To produce the class activation maps we need input samples. To this end I randomly selected a sample from the following six classes: 1) Sitting, 2) Walking, 3) Climbing Stairs, 4) Running, 5) Knees Bending, and 6) Cycling. These selected classes I believe represents the dataset well based on their nature and differences. For example, since the sitting and the standing classes are very similar to each other, it doesn’t make sense to include these two simultaneously. The figures below shows the activation maps for the selected samples.
For the sitting class, we can see that data points corresponding to the small movements are weighted more than the rapid changes in the sensor signal. This makes sense because while sitting, any person is not moving very much but also is not completely still.
For the walking class we see the opposite pattern to that of the sitting class. Here the rapid changes in the sensor signal is weighted more than the slow changes. This again is because while walking an individual experience a wider range of variation.
Judging by just our intuition we will guess that the activation map for the Walking class and the Climbing Stairs class will be very similar, because of the similarity between these two activities. But from the activation map shown above, we can see that two classes have some significant differences. For the Climbing Stairs class, the data points which have very significant differences between them are weighted the most where as most of other data points are assigned very low weight. Hence, the CNN model is looking for these significant change in the value of the data points when deciding for the Climbing Stairs class.

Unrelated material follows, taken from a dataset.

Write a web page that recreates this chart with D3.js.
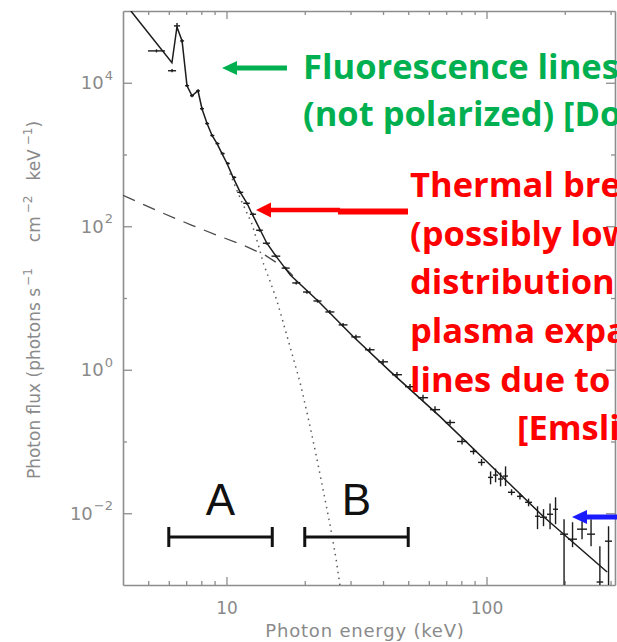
<!DOCTYPE html>
<html><head><meta charset="utf-8">
<script src="https://cdn.jsdelivr.net/npm/d3@7"></script>
<style>
html,body{margin:0;padding:0;background:#fff;overflow:hidden}
svg{display:block}
</style></head><body>
<svg id="chart" width="617" height="642"></svg>
<script>
// ---------- data ----------
// total model (solid)
const modelEnergy = [4.29,6.17,6.45,6.75,7.05,7.37,7.77,8.05,8.42,8.80,9.20,9.61,10.05,10.6,11.3,12.0,12.5,13.5,14.3,15.6,16.8,17.6,22.5,30.7,42.6,66.3,106,165,291];
const modelFlux   = [1.0e5,1.9e4,6.0e4,3.83e4,9090,6590,7740,4350,2700,1840,1420,1030,750,480,297,209,152,88,58,37.1,26.1,20.9,9.09,2.9,0.95,0.222,0.043,0.00908,0.00152];
// non-thermal broken power law (dashed)
const nonThermalEnergy = [4,5.70,7.37,9.20,11.6,14.07,16.8,19.2];
const nonThermalFlux   = [270,152,103,75,54.5,39.6,26.1,16.2];
// thermal component (dotted)
const thermalEnergy = [10.3,11.3,12.5,13.2,13.9,14.7,15.6,16.5,18.0,19.2,20.4,21.9,23.3,25.0,26.4,27.3];
const thermalFlux   = [545,245,110,58,29.6,17.2,9.38,4.64,1.52,0.659,0.253,0.0774,0.0253,0.00703,0.0023,0.001];
// observed spectrum: energy bins and flux with errors
const binLow   = [4.99,5.96,6.28,6.63,6.93,7.24,7.64,7.91,8.28,8.66,9.07,9.50,9.95,10.5,11.0,11.6,12.3,13.0,13.8,14.9,16.3,17.9,19.7,21.6,24.0,27.0,30.2,34.1,38.3,43.3,48.6,54.5,60.6,69.3,77.0,86.4,92.8,101.4,106.0,110.8,115.8,121.0,131.0,140.7,153.7,160.6,170.9,180.3,191.8,205.9,222.9,243.6,265,285.6];
const binHigh  = [5.80,6.40,6.63,6.87,7.18,7.50,7.91,8.19,8.58,8.98,9.40,9.84,10.3,10.9,11.6,12.3,13.0,13.8,14.7,16.1,17.5,19.2,21.1,23.2,26.0,29.2,32.8,37.1,41.8,47.3,53.1,59.6,66.3,75.7,84.2,91.9,98.7,106.0,110.8,115.8,121.0,128.8,138.0,149.7,160.6,170.9,180.3,188.4,205.9,222.9,243.6,261.5,281,304];
const flux     = [27800,14700,62000,38300,9100,6600,7700,4350,2700,1840,1420,1030,750,480,297,209,147,88,58,38.3,26.1,16.2,12.1,9.09,6.39,4.22,2.87,1.90,1.29,0.853,0.581,0.408,0.278,0.184,0.100,0.0726,0.0511,0.0316,0.0340,0.0300,0.0330,0.0196,0.0172,0.0142,0.00908,0.0088,0.00968,0.01137,0.00511,0.00435,0.0060,0.00511,0.00110,0.00408];
const fluxLow  = [26500,14000,56000,36000,8700,6300,7400,4150,2580,1760,1360,985,718,459,284,200,141,84,55.5,36.6,24.9,15.4,11.5,8.6,6.0,3.95,2.68,1.76,1.19,0.78,0.53,0.37,0.25,0.168,0.091,0.066,0.046,0.0253,0.0270,0.0237,0.0240,0.0178,0.0155,0.0125,0.0060,0.0066,0.0060,0.00703,0.0008,0.00337,0.00435,0.00348,0.0008,0.0008];
const fluxHigh = [29200,15500,68000,40500,9500,6900,8100,4550,2820,1920,1480,1075,783,501,310,218,154,92,60.5,40.0,27.3,17.0,12.7,9.6,6.8,4.5,3.07,2.04,1.40,0.93,0.635,0.45,0.31,0.201,0.110,0.080,0.057,0.0383,0.0420,0.0370,0.0450,0.0216,0.0190,0.0160,0.0125,0.0114,0.0137,0.0167,0.00826,0.0075,0.00774,0.00826,0.00348,0.00659];
// axis ticks
const xMajorTicks = [10,100];
const xMinorTicks = [5,6,7,8,9,20,30,40,50,60,70,80,90,200,300];
const yMajorTicks = [1e-2,1,1e2,1e4];
const yMinorTicks = [1e-1,10,1e3];
// energy ranges A and B
const bandLabels = ["A","B"];
const bandLow  = [6,20];
const bandHigh = [15,50];
// overlaid annotation text
const greenLines = ["Fluorescence lines","(not polarized) [Do"];
const redLines = ["Thermal bre","(possibly low","distribution","plasma expa","lines due to"];
const redLastLine = "[Emsli";

// ---------- layout ----------
const svg = d3.select("#chart");
const P = {left:123,right:615,top:11,bottom:585};
const x = d3.scaleLog().domain([4,312]).range([P.left,P.right]);
const y = d3.scaleLog().domain([1e-3,1e5]).range([P.bottom,P.top]);
const axisColor = "#8d8d8d";
const labelColor = "#8a8a8a";
const ink = "#1c1c1c";

svg.append("defs").append("clipPath").attr("id","plotclip")
  .append("rect").attr("x",P.left).attr("y",P.top).attr("width",P.right-P.left).attr("height",P.bottom-P.top);

function styleAxis(g, showDomain){
  g.attr("font-family","DejaVu Sans").attr("font-size",17);
  g.select(".domain").attr("stroke", showDomain?axisColor:"none").attr("stroke-width",1.6);
  g.selectAll(".tick line").attr("stroke",axisColor).attr("stroke-width",1.3);
  g.selectAll(".tick text").attr("fill",labelColor);
}

// bottom
svg.append("g").attr("transform",`translate(0,${P.bottom})`)
  .call(d3.axisBottom(x).tickValues(xMajorTicks).tickSizeInner(-8).tickSizeOuter(0).tickPadding(17).tickFormat(d=>String(d)))
  .call(g=>styleAxis(g,true));
svg.append("g").attr("transform",`translate(0,${P.bottom})`)
  .call(d3.axisBottom(x).tickValues(xMinorTicks).tickSizeInner(-4).tickSizeOuter(0).tickFormat(""))
  .call(g=>styleAxis(g,false));
// top
svg.append("g").attr("transform",`translate(0,${P.top})`)
  .call(d3.axisTop(x).tickValues(xMajorTicks).tickSizeInner(-8).tickSizeOuter(0).tickFormat(""))
  .call(g=>styleAxis(g,true));
svg.append("g").attr("transform",`translate(0,${P.top})`)
  .call(d3.axisTop(x).tickValues(xMinorTicks).tickSizeInner(-4).tickSizeOuter(0).tickFormat(""))
  .call(g=>styleAxis(g,false));
// left
const gl = svg.append("g").attr("transform",`translate(${P.left},0)`)
  .call(d3.axisLeft(y).tickValues(yMajorTicks).tickSizeInner(-9).tickSizeOuter(0).tickPadding(10).tickFormat(d=>String(d)))
  .call(g=>styleAxis(g,true));
gl.selectAll(".tick text").attr("font-size",18).each(function(d){
  const e = Math.round(Math.log10(d));
  const t = d3.select(this).text(null);
  t.append("tspan").text("10");
  t.append("tspan").attr("font-size",13).attr("dy","-0.7em").attr("dx",1).text(e<0?"\u2212"+(-e):String(e));
});
svg.append("g").attr("transform",`translate(${P.left},0)`)
  .call(d3.axisLeft(y).tickValues(yMinorTicks).tickSizeInner(-4).tickSizeOuter(0).tickFormat(""))
  .call(g=>styleAxis(g,false));
// right
svg.append("g").attr("transform",`translate(${P.right},0)`)
  .call(d3.axisRight(y).tickValues(yMajorTicks).tickSizeInner(-9).tickSizeOuter(0).tickFormat(""))
  .call(g=>styleAxis(g,true));
svg.append("g").attr("transform",`translate(${P.right},0)`)
  .call(d3.axisRight(y).tickValues(yMinorTicks).tickSizeInner(-4).tickSizeOuter(0).tickFormat(""))
  .call(g=>styleAxis(g,false));

// axis titles
svg.append("text").attr("x",365).attr("y",637).attr("text-anchor","middle")
  .attr("font-family","DejaVu Sans").attr("font-size",18).attr("letter-spacing",0.8)
  .attr("fill",labelColor).text("Photon energy (keV)");
const yt = svg.append("text").attr("transform","translate(40,300) rotate(-90)").attr("text-anchor","middle")
  .attr("font-family","DejaVu Sans").attr("font-size",17).attr("fill",labelColor);
yt.append("tspan").text("Photon flux (photons s");
yt.append("tspan").attr("font-size",12).attr("dx",2).attr("dy",-8).text("\u22121");
yt.append("tspan").attr("dx",26).attr("dy",8).text("cm");
yt.append("tspan").attr("font-size",12).attr("dx",3).attr("dy",-8).text("\u22122");
yt.append("tspan").attr("dx",15).attr("dy",8).text("keV");
yt.append("tspan").attr("font-size",12).attr("dx",4).attr("dy",-8).text("\u22121");
yt.append("tspan").attr("dy",8).text(")");

// ---------- marks ----------
const plot = svg.append("g").attr("clip-path","url(#plotclip)");
const line = d3.line().x(d=>x(d[0])).y(d=>y(d[1]));

plot.append("path").datum(d3.zip(nonThermalEnergy,nonThermalFlux)).attr("d",line)
  .attr("fill","none").attr("stroke","#4a4a4a").attr("stroke-width",1.3).attr("stroke-dasharray","13,9");
plot.append("path").datum(d3.zip(thermalEnergy,thermalFlux)).attr("d",line)
  .attr("fill","none").attr("stroke","#5a5a5a").attr("stroke-width",1.5).attr("stroke-dasharray","1.5,4.5");
plot.append("path").datum(d3.zip(modelEnergy,modelFlux)).attr("d",line)
  .attr("fill","none").attr("stroke",ink).attr("stroke-width",1.5);

const pts = flux.map((f,i)=>({lo:binLow[i],hi:binHigh[i],f,flo:fluxLow[i],fhi:fluxHigh[i]}));
const eb = plot.append("g").attr("stroke",ink).attr("stroke-width",1.4);
eb.selectAll("line.h").data(pts).join("line").attr("class","h")
  .attr("x1",d=>x(d.lo)).attr("x2",d=>x(d.hi)).attr("y1",d=>y(d.f)).attr("y2",d=>y(d.f));
eb.selectAll("line.v").data(pts).join("line").attr("class","v")
  .attr("x1",d=>x(Math.sqrt(d.lo*d.hi))).attr("x2",d=>x(Math.sqrt(d.lo*d.hi)))
  .attr("y1",d=>y(d.flo)).attr("y2",d=>y(d.fhi));

// ranges A and B
const bandY = 537;
const bands = bandLabels.map((l,i)=>({l,lo:bandLow[i],hi:bandHigh[i]}));
const bg = svg.append("g").attr("stroke","#111").attr("stroke-width",3);
bands.forEach(b=>{
  bg.append("line").attr("x1",x(b.lo)).attr("x2",x(b.hi)).attr("y1",bandY).attr("y2",bandY);
  bg.append("line").attr("x1",x(b.lo)).attr("x2",x(b.lo)).attr("y1",bandY-10).attr("y2",bandY+10);
  bg.append("line").attr("x1",x(b.hi)).attr("x2",x(b.hi)).attr("y1",bandY-10).attr("y2",bandY+10);
  svg.append("text").attr("x",x(Math.sqrt(b.lo*b.hi))).attr("y",515).attr("text-anchor","middle")
    .attr("font-family","Liberation Sans, Arial, sans-serif").attr("font-size",44).attr("fill","#111").text(b.l);
});

// ---------- annotations ----------
const green = "#00b050", red = "#ff0000", blue = "#1a1aff";
function arrow(tipX, tipY, backX, tailX, halfH, width, color){
  svg.append("line").attr("x1",backX-1).attr("x2",tailX).attr("y1",tipY).attr("y2",tipY)
    .attr("stroke",color).attr("stroke-width",width);
  svg.append("path").attr("d",`M${tipX},${tipY}L${backX},${tipY-halfH}L${backX},${tipY+halfH}Z`).attr("fill",color);
}
arrow(222,68,237,287,7,5,green);
arrow(256,210,271,340,7.5,4.5,red);
svg.append("line").attr("x1",338).attr("x2",408).attr("y1",211.5).attr("y2",211.5).attr("stroke",red).attr("stroke-width",6);
arrow(572,517,587,620,7,5,blue);

const ann = svg.append("g").attr("font-family","Open Sans, sans-serif").attr("font-weight",700).attr("font-size",34.5);
greenLines.forEach((t,i)=>ann.append("text").attr("x",303).attr("y",79+47*i).attr("fill",green).text(t));
redLines.forEach((t,i)=>ann.append("text").attr("x",410).attr("y",197+48.7*i).attr("fill",red).text(t));
ann.append("text").attr("x",517).attr("y",440).attr("fill",red).text(redLastLine);
</script>
</body></html>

For the Running class, most higher value data points are assigned greater weight as evident in the above figure. So any rapid changes in the sensor value is the driving characteristics that the CNN model is looking for when deciding on the Running class.
Conclusion
In this project we tried to understand the working of human activity recognition systems. To this end I trained a CNN classifier on the raw sensor segment data and used class activation maps to show the importance of each value in the input segment towards the decision made by the CNN classifier. I selected six different activities 1) Sitting, 2) Walking, 3) Climbing Stairs, 4) Running, 5) Knees Bending, and 6) Cycling for visualization. A random sample for each activity was obtained from the test set, and the class activation map for each sample was computed and plotted. From these graphs we can see that how the different signal characteristics affects the decision of the CNN classifier. We have shown that for activity involving higher degree of motions like running and cycling, rapid changes in the sensor signal has more weight to the decision made by the CNN model. And similarly for activities with lesser motions like sitting and knees bending slower changes and trend in the signal contributes more towards the decision made by the CNN model. From the these experiments we have tried to understand the inner working of a human activity recognition system and I believe the findings shown in this paper certainly helps us interpret the deep neural network models and answer fundamental questions like “Why do these deep model work so well?” and “What are these deep network basing their decisions on?”.